Culture - Même locaux, les musées n'échappent pas à la tutelle de l'Etat
Une affaire récente vient opportunément rappeler que les musées des collectivités territoriales - reconnus par le label "musées de France" - sont loin d'être exemptés de toute tutelle de la part de l'Etat. Celle-ci peut aller jusqu'à une substitution du préfet aux autorités locales, lorsque la préservation des collections du musée en question est menacée.
Un pouvoir de substitution prévu par le Code du patrimoine
En l'occurrence, la commune de Retournac (Haute-Loire, 2.800 habitants) dispose, depuis 1994, d'un Musée des manufactures de dentelles. La commune a en effet racheté les bâtiments d'une entreprise en liquidation, qui possédait plus de 450.000 pièces, dont 100.000 modèles différents. Une collection complétée lors du rachat d'une autre entreprise disparue en 1997, qui a permis d'ajouter 400.000 objets, dont de nombreuses machines. Les locaux de cette seconde entreprise abritent aujourd'hui le musée, tandis que ceux de la première accueille les réserves.
Pour des raisons qui ne sont pas explicitées dans l'avis du Haut Conseil des musées de France, la commune n'a pas assuré l'entretien du bâtiment consacré aux réserves. Or l'article L.452-2 du Code du patrimoine est sans ambiguïté : "Lorsque la conservation ou la sécurité d'un bien faisant partie d'une collection d'un musée de France est mise en péril et que le propriétaire de cette collection ne veut ou ne peut prendre immédiatement les mesures jugées nécessaires par l'Etat, l'autorité administrative peut, par décision motivée, prise après avis du Haut Conseil des musées de France, mettre en demeure le propriétaire de prendre toutes dispositions pour remédier à cette situation. Si le propriétaire s'abstient de donner suite à cette mise en demeure, l'autorité administrative peut, dans les mêmes conditions, ordonner les mesures conservatoires utiles et notamment le transfert provisoire du bien dans un lieu offrant les garanties voulues". En cas d'urgence, les mesures peuvent même être décidées sans l'avis du Haut conseil, sous réserve de l'informer sans délai des décisions prises.

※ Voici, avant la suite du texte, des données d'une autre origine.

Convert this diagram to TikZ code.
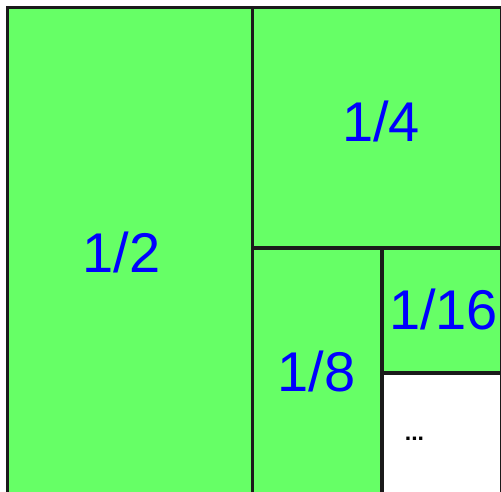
\documentclass[tikz,border=0pt]{standalone}
\usepackage{fontspec}
\setmainfont{Liberation Sans}
\usepackage{xcolor}
\usepackage{tikz}
\usetikzlibrary{positioning}

\definecolor{partgreen}{HTML}{66FF66}
\definecolor{partline}{HTML}{1A1A1A}

\begin{document}
\begin{tikzpicture}[
    x=1pt, y=-1pt,
    part/.style={rectangle, draw=partline, line width=3.2pt,
      fill=partgreen, anchor=north west, inner sep=0pt, outer sep=0pt},
    rest/.style={part, fill=white},
    fraction/.style={font=\fontsize{56}{60}\selectfont, text=blue,
      inner sep=0pt},
    tail/.style={font=\fontsize{23}{26}\selectfont\bfseries, text=black,
      inner sep=0pt},
]
\useasboundingbox (0,0) rectangle (501,491);
\clip (0,0) rectangle (501,491);

% ── Parts of the square ──
\node[part, minimum width=245pt, minimum height=495pt] (half) at (7.5,7.5) {};
\node[part, minimum width=249.5pt, minimum height=240.5pt] (quarter) at (252.5,7.5) {};
\node[part, minimum width=129.5pt, minimum height=252pt] (eighth) at (252.5,248) {};
\node[part, minimum width=120pt, minimum height=125pt] (sixteenth) at (382,248) {};
\node[rest, minimum width=120pt, minimum height=127pt] (remain) at (382,373) {};

% ── Labels ──
\node[fraction] (lhalf) at (121.5,252) {1/2};
\node[fraction] (lquarter) at (381,121) {1/4};
\node[fraction] (leighth) at (316.5,371) {1/8};
\node[fraction] (lsixteenth) at (443.5,309) {1/16};
\node[tail] (lremain) at (414.5,439) {...};

\end{tikzpicture}
\end{document}
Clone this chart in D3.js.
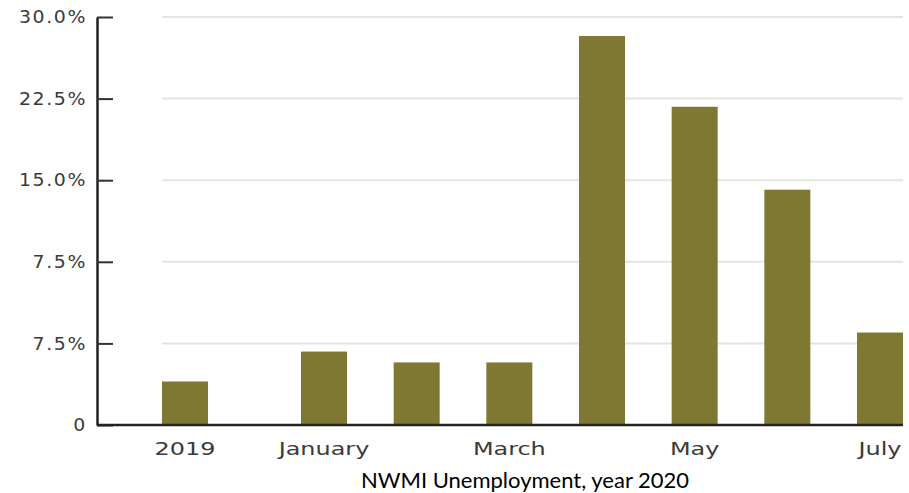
<!DOCTYPE html>
<html>
<head>
<meta charset="utf-8">
<script src="https://cdn.jsdelivr.net/npm/d3@7"></script>
<style>
  html, body { margin: 0; padding: 0; background: #fff; }
  svg { display: block; }
</style>
</head>
<body>
<svg id="chart" width="909" height="493"></svg>
<script>
// Monthly unemployment rate, NW Michigan
const categories = ["2019", "January", "February", "March", "April", "May", "June", "July"];
const categoryLabels = ["2019", "January", "", "March", "", "May", "", "July"];
const rates = [3.2, 5.4, 4.6, 4.6, 28.6, 23.4, 17.3, 6.8];
const tickValues = [0, 6, 12, 18, 24, 30];
const tickLabels = ["0", "7.5%", "7.5%", "15.0%", "22.5%", "30.0%"];
const title = "NWMI Unemployment, year 2020";

const svg = d3.select("#chart");
const axisX = 97, baseY = 425, topY = 17;
const barW = 46;
const labelFont = "'DejaVu Sans', Verdana, sans-serif";
const xStretch = 1.33, yStretch = 1.08;

const y = d3.scaleLinear().domain([0, 30]).range([baseY, topY]);

// 2019 sits half a slot apart from the 2020 months
const slotOf = i => (i === 0 ? 0 : i + 0.5);
const xSlot = d3.scaleLinear().domain([0, slotOf(categories.length - 1)]).range([185, 880]);
const cx = i => xSlot(slotOf(i));

const plotLeft = cx(0) - barW / 2;
const plotRight = cx(categories.length - 1) + barW / 2;

// horizontal gridlines
svg.append("g")
  .selectAll("line")
  .data(tickValues.filter(v => v > 0))
  .join("line")
  .attr("x1", plotLeft).attr("x2", plotRight)
  .attr("y1", d => y(d)).attr("y2", d => y(d))
  .attr("stroke", "#e4e4e4")
  .attr("stroke-width", 2);

// bars
svg.append("g")
  .selectAll("rect")
  .data(rates)
  .join("rect")
  .attr("x", (d, i) => cx(i) - barW / 2)
  .attr("width", barW)
  .attr("y", d => y(d))
  .attr("height", d => baseY - y(d))
  .attr("fill", "#7e7832");

// y axis
const yAxis = d3.axisRight(y)
  .tickValues(tickValues)
  .tickFormat((d, i) => tickLabels[i])
  .tickSize(16)
  .tickSizeOuter(0);

const gy = svg.append("g").attr("transform", `translate(${axisX},0)`).call(yAxis);
gy.select(".domain").attr("stroke", "#222").attr("stroke-width", 2.5);
gy.selectAll(".tick line").attr("stroke", "#333").attr("stroke-width", 2);
gy.selectAll(".tick text")
  .attr("x", -10 / yStretch)
  .attr("transform", `scale(${yStretch},1)`)
  .attr("text-anchor", "end")
  .attr("fill", "#3a3a3a")
  .style("font-family", labelFont)
  .style("font-size", "17.5px")
  .style("letter-spacing", "1.5px");

// x baseline
svg.append("line")
  .attr("x1", axisX).attr("x2", plotRight)
  .attr("y1", baseY).attr("y2", baseY)
  .attr("stroke", "#222")
  .attr("stroke-width", 2.5);

// x labels, slightly widened
svg.append("g")
  .selectAll("text")
  .data(categoryLabels)
  .join("text")
  .attr("transform", (d, i) => `translate(${cx(i)},455) scale(${xStretch},1)`)
  .attr("text-anchor", "middle")
  .attr("fill", "#3a3a3a")
  .style("font-family", labelFont)
  .style("font-size", "18px")
  .text(d => d);

// caption
svg.append("text")
  .attr("x", 525)
  .attr("y", 488)
  .attr("text-anchor", "middle")
  .attr("fill", "#000")
  .style("font-family", "Lato, sans-serif")
  .style("font-size", "22px")
  .text(title);
</script>
</body>
</html>
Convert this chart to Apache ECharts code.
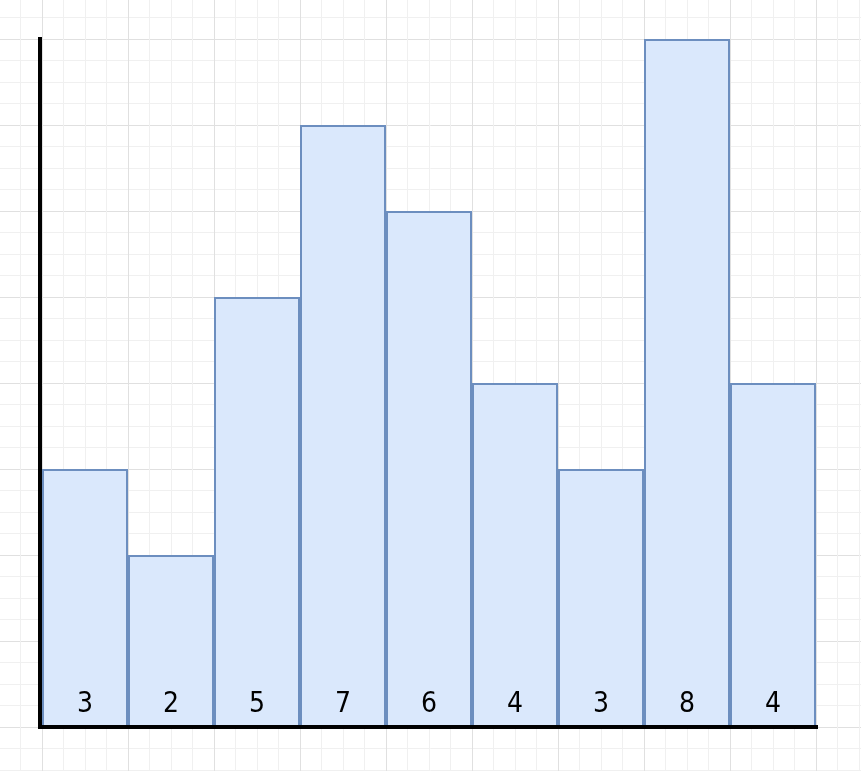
<!DOCTYPE html>
<html>
<head>
<meta charset="utf-8">
<style>html,body{margin:0;padding:0;background:#fff;}#main{width:861px;height:771px;}</style>
<script src="https://cdn.jsdelivr.net/npm/echarts@6/dist/echarts.min.js"></script>
</head>
<body>
<div id="main"></div>
<script>
const categories = ['A','B','C','D','E','F','G','H','I'];
const values = [3, 2, 5, 7, 6, 4, 3, 8, 4];
const yMax = 8;

const chart = echarts.init(document.getElementById('main'), null, {renderer: 'canvas'});
chart.setOption({
  animation: false,
  backgroundColor: '#ffffff',
  grid: [
    {left: 42, right: 45, top: 39, bottom: 44},
    {left: -44, top: -47, width: 946, height: 860, outerBoundsMode: 'none', containLabel: false}
  ],
  xAxis: [
    {gridIndex: 0, type: 'category', data: categories, offset: 2,
     axisLine: {lineStyle: {color: '#000', width: 4, cap: 'square'}},
     axisTick: {show: false}, axisLabel: {show: false}, splitLine: {show: false}, z: 5},
    {gridIndex: 1, type: 'value', min: 0, max: 11, interval: 1,
     axisLine: {show: false}, axisTick: {show: false}, axisLabel: {show: false},
     splitLine: {show: true, lineStyle: {color: '#e0e0e0', width: 1}},
     minorTick: {show: false, splitNumber: 4},
     minorSplitLine: {show: true, lineStyle: {color: '#f0f0f0', width: 1}}}
  ],
  yAxis: [
    {gridIndex: 0, type: 'value', min: 0, max: yMax, interval: 1, offset: 2,
     axisLine: {show: true, lineStyle: {color: '#000', width: 4, cap: 'square'}},
     axisTick: {show: false}, axisLabel: {show: false}, splitLine: {show: false}, z: 5},
    {gridIndex: 1, type: 'value', min: 0, max: 10, interval: 1,
     axisLine: {show: false}, axisTick: {show: false}, axisLabel: {show: false},
     splitLine: {show: true, lineStyle: {color: '#e0e0e0', width: 1}},
     minorTick: {show: false, splitNumber: 4},
     minorSplitLine: {show: true, lineStyle: {color: '#f0f0f0', width: 1}}}
  ],
  series: [{
    type: 'bar', xAxisIndex: 0, yAxisIndex: 0,
    data: values, barWidth: '100%', barCategoryGap: 0,
    itemStyle: {color: '#dae8fc', borderColor: '#6c8ebf', borderWidth: 2},
    label: {show: true, position: 'insideBottom', distance: 8,
            color: '#000', fontSize: 28, fontFamily: 'DejaVu Sans Condensed'}
  }]
});
</script>
</body>
</html>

Rétablir "le clos et le couvert" sur les collections
Dans son avis publié au Journal officiel du 26 juin, le Haut Conseil rappelle que les services de l'Etat ont accompli plusieurs démarches auprès de la commune pour sécuriser les collections, avec des missions et rapports successifs du service des musées de France (2010), de l'Inspection générale des patrimoines et de la mission Sécurité, Sûreté et Accessibilité de la direction générale des patrimoines (2013) et du Centre de recherche et de restauration des musées de France (2014)...
Par un courrier du préfet de Haute-Loire le 18 février 2016, l'Etat a notifié à la commune la nécessité de prendre des mesures immédiates en "rétablissant le clos et le couvert sur ces collections". La commune n'ayant pas répondu à ce courrier (à la date de l'avis), le Haut Conseil considère que si, dans le délai légal de deux mois après réception de la notification préfectorale, la commune de Retournac n'y a toujours pas répondu ni pris les mesures jugées nécessaires par l'Etat, "il y aura lieu d'engager l'exécution des dispositions prévues par l'article L.452-2 du Code du patrimoine". Il autorise le préfet à mettre en demeure la commune "puis, le cas échéant, si aucune suite n'est donnée à cette mise en demeure, à ordonner toutes les mesures conservatoires utiles".
Jean-Noël Escudié / PCA
Références : avis du Haut Conseil des musées de France du 31 mars 2016 (Journal officiel du 26 juin 2016).